Thursday, August 15, 2013

Working in series

Producing a series of paintings, even a small series, can help focus the mind and let you explore a subject in-depth and push further into ideas, composition and painting techniques.  Repetition is how we learn and each painting is different, even if similar material appears in each.

While I know I can jump all over the place with subject matter sometimes, I always drift back to the water and fish and reflections, whether aquatic or hard surfaces.  That play of light continues to draw me as well as challenge me.

I've completed three pieces in a series of paintings of people and the water.  It started out with the capelin fishery in June after watching children and adults wading out to catch the little fish in buckets and nets.  I am continuing to explore that with more paintings of people in the water waiting their turn at the easel.  I continue to go down that avenue, accosting people at the beach and asking if I can photograph them or their children.  Everyone I have asked has been very obliging and quite interested in what I'm doing.  No arrests yet. :)

I have other ideas of water-related paintings and need to set some up with models or patient friends willing to head into the water for the sake of art.  And the Atlantic can be cold!  However, last week when I was in it, it was surprisingly warm, after expecting it to be breath stoppingly cold, so there may be hope for models for me yet.

One of the paintings I wanted to do was of a baby at the water's edge.  I will be working on that and made a sketch of a possible painting from a photo of my daughter and grandson.  I enjoy working out compositions and pulling in aspects of more than one reference to create what I need.  Taking the time to draft out a plan helps solidify ideas and work out concepts before investing time into a larger piece that you discover won't work when you're half way through it.

There will be some cohesiveness beyond the subject matter as most of the pieces will be on the same size canvas - 12" x 24", except for the 12"x 12" capelin painting.  That may need a companion to go with it for balance.

You can see the other pieces in the series on my website:

The Capelin Catcher
The Bounty Hunter
Capelin Scull


laura said...

Really love this--the combination of graphite line and color is wonderful: it looks both sharp- and soft-focused at the same time.
Also a great pose, beautifully observed and drawn!

Christiane Kingsley said...

Very interesting post, as always, Jeanette.

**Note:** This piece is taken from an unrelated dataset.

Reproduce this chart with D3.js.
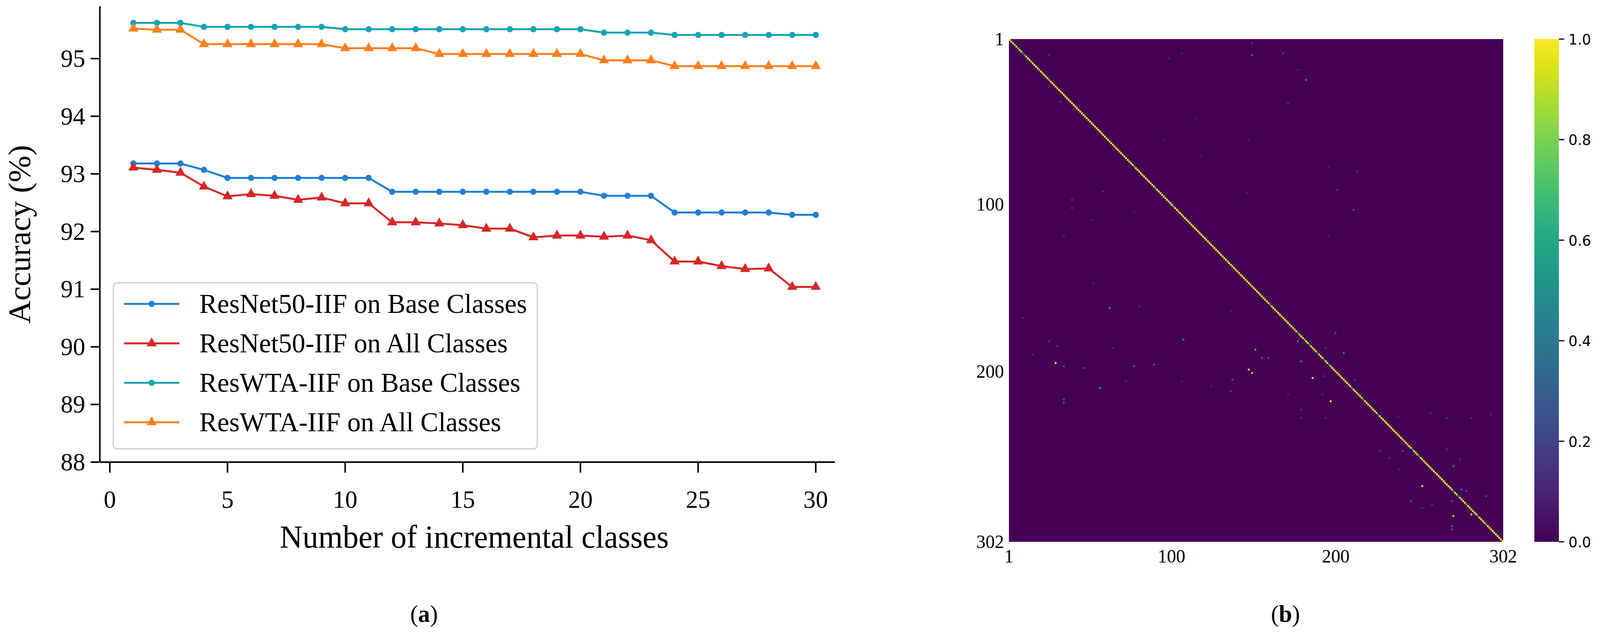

I certainly agree with you concerning the benefits of working in series.
Fly me down to your beautiful part of the country and I will walk into the cold Atlantic for you:-)

Jeanette Jobson said...

Hi Laura. This study has a b it of everything in it :) Graphite, watercolour, ink and a touch of pastel. Call me indecisive!

I liked the pose, complex as it is with all those limbs, so I hope I can pull it off as a painting.

Christiane, yes, even the same object painted over and over and over reveals a lot of information and learning.

I'd love to take you up on that offer Christiane, but cold doesn't have to be part of the deal. :)

Katherine Thomas said...

That sounds like myself. I always like to make a very detailed drawing before I commit color to paper and invest my time in a large piece. I read that many well-known artists do that too. This painting you have done of hte mother and child is precious! I hope you find some willing models, as you said, and create a whole gallery full of beach scenes. There is something so compelling about sharing a day at the beach that everybody can identify with. Congratulations on a gorgeous painting!

Jennifer Rose Phillip said...

better get those models quick,going to be winter soon ;)

2 years ago at college when all I drew where horses, helped me a lot with their anatomy, so know I can draw them very abstract but they still look like horses

i really like this sketch :) and the finished painting of it should go well with the others

Jeanette Jobson said...

I think you've hit it there Katherine. There is something quite identifiable with beach scenes. Pretty much everyone has been there or seen something similar which provides the connection to memories.

My detailed drawings and studies are what I need to help me work everything out. I don't often work on a piece without doing something prior to it, even if its a sketch.

More beach trips are in order I think!

Jen you're right! It will be cold before you know it. The season is so short and many beaches here aren't exactly for swimming with either cold water or strong currents. I think I'll have to bite the bullet and hire some models or get a few lifeguard friends to cooperate. :)

Work in anatomy is so beneficial and it stays with you.

suzanneberry said...

i am really drawn to this jeanette. i have always loved the combination of line, color and blocked shadow! beautifully drawn, amazing touches of color. one of my favorites and i'm pinching it to go in my inspirational folder right now!!

Jeanette Jobson said...

Suz, I'm delighted that it inspires you. Drawing is what I love most of all and sometimes I just throw everything in there for colour too and get a bit carried away. I loved the contrasts in this and the shapes of the figures.